駅周辺を根城にする先輩ホームレスから邪魔者あつかいされてしまい、なぜか「警察を呼ぶぞ!」と意味不明な罵声を浴びせられました。
ほんの数日でたまらなくなったTさんの頭には「大洗のフェリー乗り場がぽっと思い浮かんだ」といい、わずかな所持金をもとに小学生の頃まで住んでいたという北海道へ向かうことにしました。
「どこに行ってもよかった」というTさんでしたが、夜に出航したフェリーに乗り込んだその未明、たまたまタバコを吸いにむかった喫煙所のテレビで北海道に大きな地震が起きたことを知り驚きました。
フェリーがそのまま苫小牧に到着すると、「停電でおもてが真っ暗」。
地元の人達もどうしていいかわからず、港は人でごった返していたそうです。
混乱の最中、Tさんは北海道で新たな人生を歩むどころではなくなり、港で2日ほどフェリーの空きを探し、結局、出発地だった大洗行きのチケットでUターンすることになりました。
心身ともに疲弊して水戸駅に戻ってくると、Tさんの体に異変が。
「体に力が入らず、まっすぐ立っていられなかった」ことから、近くにいたタクシーの運転手に「救急車を呼んでください」と頼みます。
救急搬送され、うけた診断名は「低カリウム血症」。
なんらかの原因で体内のカリウムが不足し、筋力低下や自律神経失調が起きていたのでした。
その後、入院治療をおこない、医療費の支払いを済ませると、いよいよ所持金も少なくなり、行くあてもありません。

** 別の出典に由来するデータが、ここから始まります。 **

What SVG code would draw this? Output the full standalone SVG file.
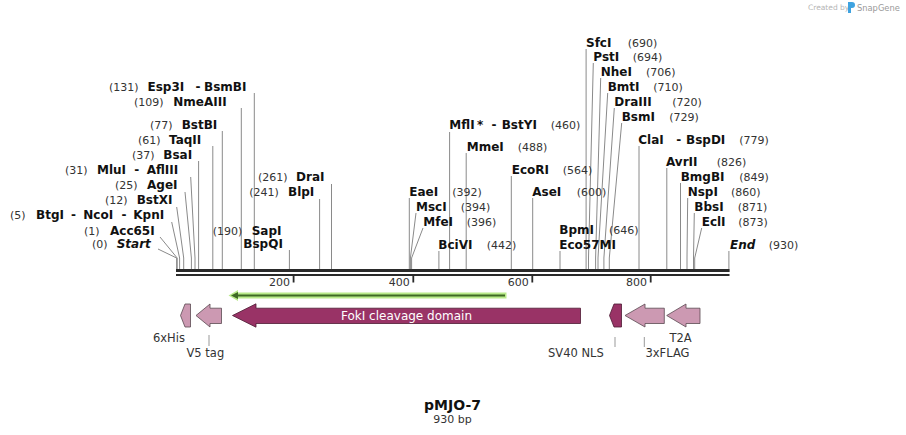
<svg xmlns="http://www.w3.org/2000/svg" width="906" height="435" viewBox="0 0 906 435">
<style>
.n{font-family:"DejaVu Sans",Verdana,sans-serif;font-weight:bold;font-size:12px;fill:#111}
.i{font-style:italic}
.p{font-family:"DejaVu Sans",Verdana,sans-serif;font-size:11px;fill:#333}
.f{font-family:"DejaVu Sans",Verdana,sans-serif;font-size:11.5px;fill:#333}
.c{stroke:#8a8a8a;stroke-width:1;fill:none}
.t{stroke:#999;stroke-width:1;fill:none}
.pink{fill:#cc99b2;stroke:#5a4a52;stroke-width:0.8}
.dark{fill:#993366;stroke:#4d1a33;stroke-width:0.8}
.bb{fill:#2a2a2a}
</style>
<rect width="906" height="435" fill="#fff"/>

<g id="logo">
<text x="808" y="10" style="font-family:'DejaVu Sans',sans-serif;font-size:7.5px;fill:#b5b5b5">Created by</text>
<path d="M848,2 h4 a3,3 0 0 1 0,6 h-1 v5 h-3 z" fill="#3fa3e0"/>
<text x="857" y="11" style="font-family:'DejaVu Sans',sans-serif;font-size:8.3px;fill:#9a9a9a">SnapGene</text>
</g>

<g id="connectors">
<path class="c" d="M254.3,93V269"/>
<path class="c" d="M241.3,108V269"/>
<path class="c" d="M222.3,131V269"/>
<path class="c" d="M212.8,146V269"/>
<path class="c" d="M198.6,161V269"/>
<path class="c" d="M190.7,177L195,258V269"/>
<path class="c" d="M185,192L191.4,258V269"/>
<path class="c" d="M176.7,207L183.7,258V269"/>
<path class="c" d="M171.7,222L179.6,258V269"/>
<path class="c" d="M160,237L177.2,258V269"/>
<path class="c" d="M158,249L176.6,258V269"/>
<path class="c" d="M289.4,250V269"/>
<path class="c" d="M319.6,199V269"/>
<path class="c" d="M331.5,184V269"/>
<path class="c" d="M409.3,198V269"/>
<path class="c" d="M416,213L410.4,258V269"/>
<path class="c" d="M423,228L411.6,258V269"/>
<path class="c" d="M438.9,251V269"/>
<path class="c" d="M449.6,132V269"/>
<path class="c" d="M466.2,153V269"/>
<path class="c" d="M511.3,176V269"/>
<path class="c" d="M532.7,198V269"/>
<path class="c" d="M560,251V269"/>
<path class="c" d="M586.1,49V269"/>
<path class="c" d="M593.3,63L588.5,258V269"/>
<path class="c" d="M600.7,78L595.6,258V269"/>
<path class="c" d="M607.7,93L598,258V269"/>
<path class="c" d="M614.3,108L603.9,258V269"/>
<path class="c" d="M621.7,123L609.3,258V269"/>
<path class="c" d="M639,146V269"/>
<path class="c" d="M666.8,168V269"/>
<path class="c" d="M680.5,183V269"/>
<path class="c" d="M687.7,198L687,258V269"/>
<path class="c" d="M694.3,213L693.5,258V269"/>
<path class="c" d="M701.7,228L694.7,258V269"/>
<path class="c" d="M728.9,251V272"/>
<path class="t" d="M209,335V346"/>
<path class="t" d="M615,337V347"/>
<path class="t" d="M644.3,337V347"/>
</g>

<g id="backbone">
<rect class="bb" x="176" y="269" width="553.5" height="3"/>
<rect class="bb" x="176" y="274" width="553.5" height="2"/>
<rect class="bb" x="292.7" y="275.5" width="1.8" height="7"/>
<rect class="bb" x="412.4" y="275.5" width="1.8" height="7"/>
<rect class="bb" x="531.4" y="275.5" width="1.8" height="7"/>
<rect class="bb" x="649.8" y="275.5" width="1.8" height="7"/>
<text class="p" x="290" y="285.5" text-anchor="end">200</text>
<text class="p" x="409.7" y="285.5" text-anchor="end">400</text>
<text class="p" x="528.7" y="285.5" text-anchor="end">600</text>
<text class="p" x="647.1" y="285.5" text-anchor="end">800</text>
</g>

<g id="site-Esp3I"><text class="p" x="109" y="91">(131)</text><text class="n" x="147.5" y="91">Esp3I</text><text class="n" x="195.5" y="91">-</text><text class="n" x="204" y="91">BsmBI</text></g>
<g id="site-NmeAIII"><text class="p" x="134" y="106">(109)</text><text class="n" x="173.3" y="106">NmeAIII</text></g>
<g id="site-BstBI"><text class="p" x="150" y="129">(77)</text><text class="n" x="181.7" y="129">BstBI</text></g>
<g id="site-TaqII"><text class="p" x="138" y="144">(61)</text><text class="n" x="169" y="144">TaqII</text></g>
<g id="site-BsaI"><text class="p" x="132" y="159">(37)</text><text class="n" x="163.3" y="159">BsaI</text></g>
<g id="site-MluI"><text class="p" x="65" y="174">(31)</text><text class="n" x="97" y="174">MluI</text><text class="n" x="134.2" y="174">-</text><text class="n" x="146.7" y="174">AflIII</text></g>
<g id="site-AgeI"><text class="p" x="115" y="189">(25)</text><text class="n" x="147" y="189">AgeI</text></g>
<g id="site-BstXI"><text class="p" x="105" y="204">(12)</text><text class="n" x="136.7" y="204">BstXI</text></g>
<g id="site-BtgI"><text class="p" x="10" y="219">(5)</text><text class="n" x="36" y="219">BtgI</text><text class="n" x="71" y="219">-</text><text class="n" x="83.3" y="219">NcoI</text><text class="n" x="121.5" y="219">-</text><text class="n" x="133.3" y="219">KpnI</text></g>
<g id="site-Acc65I"><text class="p" x="84" y="235">(1)</text><text class="n" x="110" y="235">Acc65I</text></g>
<g id="site-Start"><text class="p" x="92" y="248">(0)</text><text class="n i" x="116.7" y="248">Start</text></g>
<g id="site-SapI"><text class="p" x="212.7" y="235">(190)</text><text class="n" x="251.7" y="235">SapI</text><text class="n" x="243.3" y="248">BspQI</text></g>
<g id="site-BlpI"><text class="p" x="249.3" y="196">(241)</text><text class="n" x="288" y="196">BlpI</text></g>
<g id="site-DraI"><text class="p" x="258" y="181">(261)</text><text class="n" x="296" y="181">DraI</text></g>

<g id="site-EaeI"><text class="n" x="409.3" y="196">EaeI</text><text class="p" x="452.3" y="196">(392)</text></g>
<g id="site-MscI"><text class="n" x="416" y="211">MscI</text><text class="p" x="460.7" y="211">(394)</text></g>
<g id="site-MfeI"><text class="n" x="423.3" y="226">MfeI</text><text class="p" x="466.7" y="226">(396)</text></g>
<g id="site-BciVI"><text class="n" x="438.3" y="249">BciVI</text><text class="p" x="486.7" y="249">(442)</text></g>
<g id="site-MflI"><text class="n" x="449.3" y="129">MflI</text><text class="n" x="477" y="129">*</text><text class="n" x="491.5" y="129">-</text><text class="n" x="501.7" y="129">BstYI</text><text class="p" x="550.7" y="129">(460)</text></g>
<g id="site-MmeI"><text class="n" x="466.7" y="151">MmeI</text><text class="p" x="517.7" y="151">(488)</text></g>
<g id="site-EcoRI"><text class="n" x="511.7" y="174">EcoRI</text><text class="p" x="562.7" y="174">(564)</text></g>
<g id="site-AseI"><text class="n" x="532.3" y="196">AseI</text><text class="p" x="576.7" y="196">(600)</text></g>
<g id="site-BpmI"><text class="n" x="559.3" y="234">BpmI</text><text class="p" x="609" y="234">(646)</text><text class="n" x="559.3" y="249">Eco57MI</text></g>

<g id="site-SfcI"><text class="n" x="586" y="47">SfcI</text><text class="p" x="627.7" y="47">(690)</text></g>
<g id="site-PstI"><text class="n" x="593.3" y="61">PstI</text><text class="p" x="632.7" y="61">(694)</text></g>
<g id="site-NheI"><text class="n" x="600.7" y="76">NheI</text><text class="p" x="646" y="76">(706)</text></g>
<g id="site-BmtI"><text class="n" x="607.7" y="91">BmtI</text><text class="p" x="653.3" y="91">(710)</text></g>
<g id="site-DraIII"><text class="n" x="614.3" y="106">DraIII</text><text class="p" x="672.3" y="106">(720)</text></g>
<g id="site-BsmI"><text class="n" x="621.7" y="121">BsmI</text><text class="p" x="669.3" y="121">(729)</text></g>
<g id="site-ClaI"><text class="n" x="638.3" y="144">ClaI</text><text class="n" x="676.2" y="144">-</text><text class="n" x="686" y="144">BspDI</text><text class="p" x="739.3" y="144">(779)</text></g>
<g id="site-AvrII"><text class="n" x="666" y="166">AvrII</text><text class="p" x="716.7" y="166">(826)</text></g>
<g id="site-BmgBI"><text class="n" x="680.7" y="181">BmgBI</text><text class="p" x="739.3" y="181">(849)</text></g>
<g id="site-NspI"><text class="n" x="687.7" y="196">NspI</text><text class="p" x="731" y="196">(860)</text></g>
<g id="site-BbsI"><text class="n" x="694.3" y="211">BbsI</text><text class="p" x="737.7" y="211">(871)</text></g>
<g id="site-EclI"><text class="n" x="701.7" y="226">EclI</text><text class="p" x="738.3" y="226">(873)</text></g>
<g id="site-End"><text class="n i" x="730" y="249">End</text><text class="p" x="768.7" y="249">(930)</text></g>

<g id="primer">
<polygon points="228.5,295.5 238,290 238,292.5 506.5,292.5 506.5,298.5 238,298.5 238,301" fill="#b9ea8a"/>
<path d="M236,295.5H505" stroke="#3f6a24" stroke-width="2"/>
<polygon points="231,295.5 238,292 238,299" fill="#3f6a24"/>
</g>

<g id="feat-FokI">
<polygon class="dark" points="232.5,315.5 256,303.8 256,308.2 580.5,308.2 580.5,323.5 256,323.5 256,327.2"/>
<text x="406.5" y="320" text-anchor="middle" style="font-family:'DejaVu Sans',Verdana,sans-serif;font-size:12px;fill:#fff">FokI cleavage domain</text>
</g>
<g id="feat-6xHis">
<polygon class="pink" points="180.5,315.5 185,304 190.5,304 190.5,327 185,327"/>
<text class="f" x="153" y="342">6xHis</text>
</g>
<g id="feat-V5">
<polygon class="pink" points="196,315.5 210,304 210,308.2 221.5,308.2 221.5,323.5 210,323.5 210,327"/>
<text class="f" x="186.5" y="357">V5 tag</text>
</g>
<g id="feat-SV40NLS">
<polygon class="dark" points="609.5,315.5 614,304 621.5,304 621.5,327 614,327"/>
<text class="f" x="548" y="357">SV40 NLS</text>
</g>
<g id="feat-3xFLAG">
<polygon class="pink" points="625,315.5 645,304 645,308.2 664.3,308.2 664.3,323.5 645,323.5 645,327"/>
<text class="f" x="645.5" y="357">3xFLAG</text>
</g>
<g id="feat-T2A">
<polygon class="pink" points="666.7,315.5 686,304 686,308.2 700,308.2 700,323.5 686,323.5 686,327"/>
<text class="f" x="669.5" y="342">T2A</text>
</g>

<g id="title">
<text x="452.5" y="410" text-anchor="middle" style="font-family:'DejaVu Sans',Verdana,sans-serif;font-weight:bold;font-size:14px;fill:#111">pMJO-7</text>
<text x="452.5" y="423" text-anchor="middle" style="font-family:'DejaVu Sans',Verdana,sans-serif;font-size:11px;fill:#333">930 bp</text>
</g>
</svg>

入院先の医療ソーシャルワーカーや市役所の生活保護を担当するケースワーカーから「あじさいの郷下妻(茨城県内の無料低額宿泊所)」の紹介をうけ、Tさんの約1か月間のホームレス生活は終了したのでした。
9月後半の入所から1か月。Tさんは初めての集団生活と穏やかな田園での生活にも慣れはじめ、リハビリとして施設内ボランティアをはじめることになりました。
もともとは「ひとりが大好き」というTさん。
かつて離婚を経験し、妻や子どもと離れてからは30年ほど1人で生活し、「人づきあいをわずらわしい」と感じてきたそうです。
こうしたことから、いずれは「もう一度アパート暮らしにもどりたい」とのこと。「なんとなく」ではなく、「けじめ」をつけて、明確な目標を定めることができるよう職員一同でサポートしていけたらと思います。